# Aim of the exercise:
Output exactly the lines from the first line of the records below through the line containing "const yMinors = [2, 3, 4, 5, 6, 7, 8, 9];", both included, leaving out any pictures.

# Exercise data:
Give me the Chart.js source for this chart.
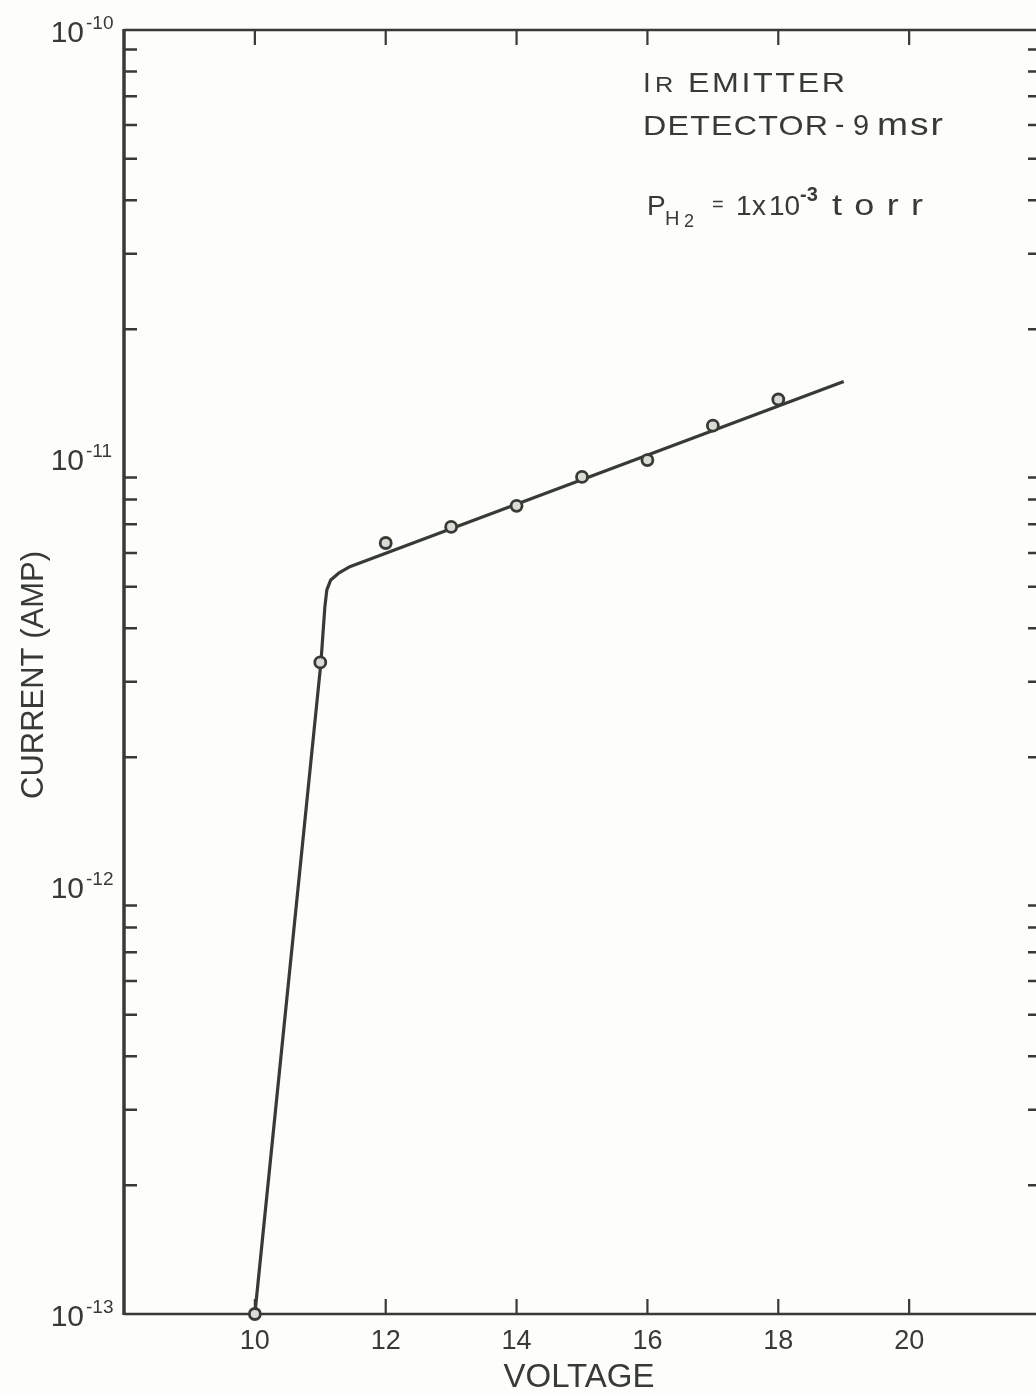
<!DOCTYPE html>
<html>
<head>
<meta charset="utf-8">
<script src="https://cdn.jsdelivr.net/npm/chart.js@4.4.1/dist/chart.umd.min.js"></script>
<style>
  html, body { margin: 0; padding: 0; background: #fdfdfb; overflow: hidden; }
  #wrap { width: 1050px; height: 1395px; }
</style>
</head>
<body>
<div id="wrap"><canvas id="ivChart" width="1050" height="1395"></canvas></div>
<script>
// measured points (voltage in V, current in A)
const voltage = [10, 11, 12, 13, 14, 15, 16, 17, 18];
const current = [1.0e-13, 3.33e-12, 6.33e-12, 6.9e-12, 7.73e-12, 9.03e-12, 9.89e-12, 1.19e-11, 1.37e-11];

// hand-drawn fit curve
const fitVoltage = [10, 11.01, 11.07, 11.1, 11.16, 11.28, 11.44, 19];
const fitCurrent = [1.0e-13, 3.33e-12, 4.49e-12, 4.92e-12, 5.19e-12, 5.38e-12, 5.56e-12, 1.51e-11];

const xTicks = [10, 12, 14, 16, 18, 20];
const yDecades = [-13, -12, -11, -10];
const yMinors = [2, 3, 4, 5, 6, 7, 8, 9];

const ink = "#363b34";
const FONT = "'Liberation Sans', Arial, sans-serif";

function pairs(xs, ys) {
  return xs.map((x, i) => ({ x: x, y: ys[i] }));
}

function txt(ctx, str, x, y, size, weight) {
  ctx.font = (weight || "") + " " + size + "px " + FONT;
  ctx.letterSpacing = "0px";
  ctx.fillText(str, x, y);
}

// widen a word to a given width: stretch glyphs by sx, rest goes to letter spacing
function fitTxt(ctx, str, x, y, size, width, sx) {
  sx = sx || 1.15;
  ctx.save();
  ctx.font = size + "px " + FONT;
  ctx.letterSpacing = "0px";
  ctx.textAlign = "left";
  const w = ctx.measureText(str).width * sx;
  const sp = str.length > 1 ? Math.max(0, (width - w) / (str.length - 1)) / sx : 0;
  ctx.letterSpacing = sp.toFixed(2) + "px";
  ctx.translate(x, y);
  ctx.scale(sx, 1);
  ctx.fillText(str, 0, 0);
  ctx.restore();
}

const framePlugin = {
  id: "frame",
  beforeDatasetsDraw(chart) {
    const ctx = chart.ctx;
    const a = chart.chartArea;
    const xs = chart.scales.x;
    const ys = chart.scales.y;
    ctx.save();
    ctx.strokeStyle = ink;
    ctx.lineCap = "butt";

    // box
    ctx.lineWidth = 2.5;
    ctx.beginPath();
    ctx.moveTo(a.left, a.top); ctx.lineTo(a.right, a.top);
    ctx.moveTo(a.left, a.bottom); ctx.lineTo(a.right, a.bottom);
    ctx.moveTo(a.right, a.top); ctx.lineTo(a.right, a.bottom);
    ctx.stroke();
    ctx.lineWidth = 3.5;
    ctx.beginPath();
    ctx.moveTo(a.left, a.top - 1); ctx.lineTo(a.left, a.bottom + 1);
    ctx.stroke();

    // x ticks, inward on top and bottom
    ctx.lineWidth = 2.2;
    ctx.beginPath();
    xTicks.forEach(v => {
      const px = xs.getPixelForValue(v);
      ctx.moveTo(px, a.top); ctx.lineTo(px, a.top + 15);
      ctx.moveTo(px, a.bottom); ctx.lineTo(px, a.bottom - 15);
    });
    ctx.stroke();

    // y ticks (log minors), inward on left and right
    ctx.lineWidth = 2.5;
    ctx.beginPath();
    yDecades.slice(0, -1).forEach(d => {
      yMinors.forEach(m => {
        const py = ys.getPixelForValue(m * Math.pow(10, d));
        ctx.moveTo(a.left, py); ctx.lineTo(a.left + 13, py);
        ctx.moveTo(a.right - 12, py); ctx.lineTo(a.right, py);
      });
    });
    ctx.stroke();
    ctx.restore();
  },
  afterDraw(chart) {
    const ctx = chart.ctx;
    const xs = chart.scales.x;
    const ys = chart.scales.y;
    ctx.save();
    ctx.fillStyle = ink;

    // y tick labels 10^n
    yDecades.forEach(d => {
      const py = ys.getPixelForValue(Math.pow(10, d));
      ctx.textAlign = "right";
      txt(ctx, "10", 84, py + 12, 30);
      ctx.textAlign = "left";
      txt(ctx, String(d), 86, py - 1, 19);
    });

    // x tick labels
    ctx.textAlign = "center";
    xTicks.forEach(v => {
      txt(ctx, String(v), xs.getPixelForValue(v), 1349, 27);
    });

    // axis titles
    txt(ctx, "VOLTAGE", 579, 1387, 33);
    ctx.save();
    ctx.translate(43, 675);
    ctx.rotate(-Math.PI / 2);
    txt(ctx, "CURRENT (AMP)", 0, 0, 31);
    ctx.restore();

    // annotation
    ctx.textAlign = "left";
    txt(ctx, "I", 643, 92, 28);
    fitTxt(ctx, "R", 655, 92, 22, 17);
    fitTxt(ctx, "EMITTER", 688, 92, 28, 157);
    fitTxt(ctx, "DETECTOR", 643, 135, 28, 185);
    txt(ctx, "-", 835, 133, 28);
    txt(ctx, "9", 853, 135, 29);
    fitTxt(ctx, "msr", 877, 135, 31, 66, 1.2);

    txt(ctx, "P", 647, 215, 28);
    txt(ctx, "H", 665, 225, 20);
    txt(ctx, "2", 684, 227, 18);
    txt(ctx, "=", 712, 211, 20);
    txt(ctx, "1", 736, 215, 28);
    txt(ctx, "x", 752, 215, 28);
    fitTxt(ctx, "10", 769, 215, 28, 29, 1.0);
    txt(ctx, "-3", 800, 201, 20, "bold");
    fitTxt(ctx, "torr", 832, 215, 30, 91, 1.2);
    ctx.restore();
  }
};

new Chart(document.getElementById("ivChart"), {
  type: "scatter",
  data: {
    datasets: [
      {
        label: "measured",
        data: pairs(voltage, current),
        showLine: false,
        pointStyle: "circle",
        pointRadius: 5.5,
        pointBorderWidth: 2.8,
        pointBorderColor: ink,
        pointBackgroundColor: "#d9dbd4",
        clip: false,
        order: 0
      },
      {
        label: "fit",
        data: pairs(fitVoltage, fitCurrent),
        showLine: true,
        borderColor: ink,
        borderWidth: 3.2,
        pointRadius: 0,
        tension: 0,
        borderJoinStyle: "round",
        clip: false,
        order: 1
      }
    ]
  },
  options: {
    responsive: false,
    animation: false,
    devicePixelRatio: 1,
    layout: { autoPadding: false, padding: { left: 124, top: 30, right: 10, bottom: 81 } },
    plugins: {
      legend: { display: false },
      tooltip: { enabled: false }
    },
    scales: {
      x: { type: "linear", min: 8, max: 22, display: false },
      y: { type: "logarithmic", min: 1e-13, max: 1e-10, display: false }
    }
  },
  plugins: [framePlugin]
});
</script>
</body>
</html>
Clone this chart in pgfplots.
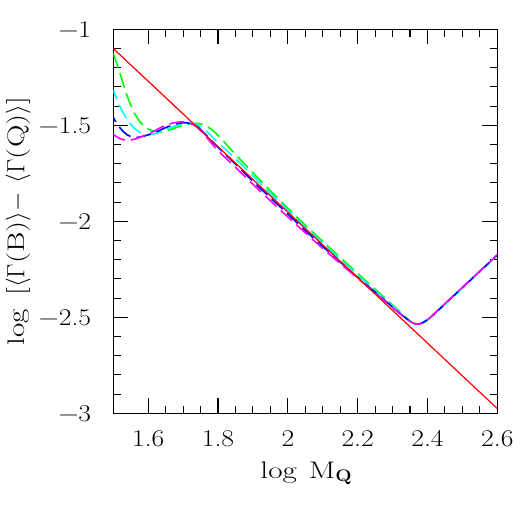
\documentclass[border=0pt]{standalone}
\usepackage{fontspec}
\setmainfont{Latin Modern Roman}[FakeStretch=1.15]
\newfontfamily\lblfont{Latin Modern Roman}[FakeStretch=1.3]
\usepackage{pgfplots}
\pgfplotsset{compat=1.18}
\definecolor{grn}{RGB}{0,255,0}
\definecolor{cyn}{RGB}{0,255,255}
\definecolor{blu}{RGB}{0,0,255}
\definecolor{mag}{RGB}{255,0,255}
\definecolor{rd}{RGB}{255,0,0}

\begin{document}
\begin{tikzpicture}
	\begin{axis}[
		name=ax, scale only axis, width=384pt, height=384pt,
		xmin=1.5, xmax=2.6, ymin=-3, ymax=-1,
		xtick={1.6,1.8,2,2.2,2.4,2.6}, ytick={-3,-2.5,-2,-1.5,-1},
		xticklabels={1.6,1.8,2,2.2,2.4,2.6},
		yticklabels={−3,−2.5,−2,−1.5,−1},
		minor x tick num=3, minor y tick num=4,
		tick pos=both, tick align=inside,
		major tick length=15pt, minor tick length=7.5pt,
		every tick/.style={black, line width=1.1pt},
		axis line style={line width=1.4pt},
		tick label style={font=\fontsize{24}{28}\selectfont, inner sep=0pt},
		xticklabel style={anchor=north, yshift=-17pt},
		yticklabel style={anchor=east, xshift=-22pt},
		label style={font=\fontsize{24}{29}\selectfont\lblfont, inner sep=0pt},
		xlabel={log\enspace M$_{\mathbf{Q}}$},
		xlabel style={at={(axis description cs:0.5,-0.156)}, anchor=center},
		ylabel={log\ \,[$\langle\Gamma$(B)$\rangle-$\ $\langle\Gamma$(Q)$\rangle$]},
		ylabel style={at={(axis description cs:-0.248,0.5)}, anchor=center},
		every axis plot/.append style={line width=1.6pt, dash pattern=on 15pt off 6pt},
		]
		% green
		\addplot[grn, smooth] coordinates {
			(1.50,-1.125) (1.52,-1.235) (1.54,-1.350) (1.56,-1.435) (1.58,-1.490) (1.60,-1.520)
			(1.62,-1.532) (1.64,-1.533) (1.66,-1.525) (1.68,-1.512) (1.70,-1.500) (1.72,-1.492)
			(1.74,-1.490) (1.76,-1.498) (1.78,-1.520) (1.80,-1.552) (1.85,-1.652) (1.90,-1.747)
			(1.95,-1.842) (2.00,-1.932) (2.05,-2.020) (2.10,-2.105) (2.15,-2.188) (2.20,-2.271)
			(2.25,-2.354) (2.30,-2.436) (2.33,-2.487) (2.35,-2.518) (2.36,-2.530) (2.37,-2.536)
			(2.38,-2.535) (2.39,-2.527) (2.40,-2.515) (2.41,-2.501) (2.43,-2.467) (2.45,-2.433)
			(2.48,-2.382) (2.50,-2.348) (2.53,-2.297) (2.55,-2.263) (2.575,-2.221) (2.60,-2.178)};
		% cyan
		\addplot[cyn, smooth, dash phase=5pt] coordinates {
			(1.50,-1.316) (1.52,-1.405) (1.54,-1.470) (1.56,-1.515) (1.58,-1.540) (1.60,-1.548)
			(1.62,-1.543) (1.64,-1.532) (1.66,-1.516) (1.68,-1.502) (1.70,-1.493) (1.72,-1.490)
			(1.74,-1.498) (1.76,-1.520) (1.78,-1.555) (1.80,-1.590) (1.85,-1.674) (1.90,-1.764)
			(1.95,-1.855) (2.00,-1.942) (2.05,-2.030) (2.10,-2.115) (2.15,-2.198) (2.20,-2.280)
			(2.25,-2.362) (2.30,-2.442) (2.33,-2.490) (2.35,-2.520) (2.36,-2.531) (2.37,-2.536)
			(2.38,-2.534) (2.39,-2.525) (2.40,-2.513) (2.41,-2.499) (2.43,-2.465) (2.45,-2.431)
			(2.48,-2.380) (2.50,-2.346) (2.53,-2.295) (2.55,-2.261) (2.575,-2.219) (2.60,-2.176)};
		% blue
		\addplot[blu, smooth, dash phase=10pt] coordinates {
			(1.50,-1.460) (1.52,-1.515) (1.54,-1.550) (1.56,-1.563) (1.58,-1.560) (1.60,-1.550)
			(1.62,-1.537) (1.64,-1.520) (1.66,-1.505) (1.68,-1.493) (1.70,-1.487) (1.72,-1.490)
			(1.74,-1.506) (1.76,-1.540) (1.78,-1.578) (1.80,-1.615) (1.85,-1.702) (1.90,-1.792)
			(1.95,-1.877) (2.00,-1.962) (2.05,-2.048) (2.10,-2.131) (2.15,-2.212) (2.20,-2.292)
			(2.25,-2.369) (2.30,-2.447) (2.33,-2.493) (2.35,-2.521) (2.36,-2.532) (2.37,-2.536)
			(2.38,-2.533) (2.39,-2.524) (2.40,-2.512) (2.41,-2.498) (2.43,-2.464) (2.45,-2.430)
			(2.48,-2.379) (2.50,-2.345) (2.53,-2.294) (2.55,-2.260) (2.575,-2.218) (2.60,-2.175)};
		% magenta
		\addplot[mag, smooth, dash phase=2pt] coordinates {
			(1.50,-1.548) (1.52,-1.570) (1.54,-1.578) (1.56,-1.573) (1.58,-1.560) (1.60,-1.545)
			(1.62,-1.527) (1.64,-1.508) (1.66,-1.494) (1.68,-1.485) (1.70,-1.482) (1.72,-1.489)
			(1.74,-1.510) (1.76,-1.547) (1.78,-1.590) (1.80,-1.632) (1.85,-1.719) (1.90,-1.807)
			(1.95,-1.893) (2.00,-1.977) (2.05,-2.060) (2.10,-2.141) (2.15,-2.220) (2.20,-2.297)
			(2.25,-2.373) (2.30,-2.450) (2.33,-2.495) (2.35,-2.522) (2.36,-2.532) (2.37,-2.536)
			(2.38,-2.533) (2.39,-2.524) (2.40,-2.512) (2.41,-2.497) (2.43,-2.463) (2.45,-2.429)
			(2.48,-2.378) (2.50,-2.344) (2.53,-2.293) (2.55,-2.259) (2.575,-2.217) (2.60,-2.174)};
		% red reference line
		\addplot[rd, solid, line width=1.2pt] coordinates {(1.5,-1.1) (2.6,-2.9755)};
	\end{axis}
	\path ([xshift=-113.3pt,yshift=-112.7pt]ax.south west) rectangle ([xshift=28.5pt,yshift=29.3pt]ax.north east);
\end{tikzpicture}
\end{document}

# Reply:
Give me the Chart.js source for this chart.
<!DOCTYPE html>
<html>
<head>
<meta charset="utf-8">
<script src="https://cdn.jsdelivr.net/npm/chart.js@4.4.1/dist/chart.umd.min.js"></script>
<style>
  html, body { margin: 0; padding: 0; background: #fdfdfb; overflow: hidden; }
  #wrap { width: 1050px; height: 1395px; }
</style>
</head>
<body>
<div id="wrap"><canvas id="ivChart" width="1050" height="1395"></canvas></div>
<script>
// measured points (voltage in V, current in A)
const voltage = [10, 11, 12, 13, 14, 15, 16, 17, 18];
const current = [1.0e-13, 3.33e-12, 6.33e-12, 6.9e-12, 7.73e-12, 9.03e-12, 9.89e-12, 1.19e-11, 1.37e-11];

// hand-drawn fit curve
const fitVoltage = [10, 11.01, 11.07, 11.1, 11.16, 11.28, 11.44, 19];
const fitCurrent = [1.0e-13, 3.33e-12, 4.49e-12, 4.92e-12, 5.19e-12, 5.38e-12, 5.56e-12, 1.51e-11];

const xTicks = [10, 12, 14, 16, 18, 20];
const yDecades = [-13, -12, -11, -10];
const yMinors = [2, 3, 4, 5, 6, 7, 8, 9];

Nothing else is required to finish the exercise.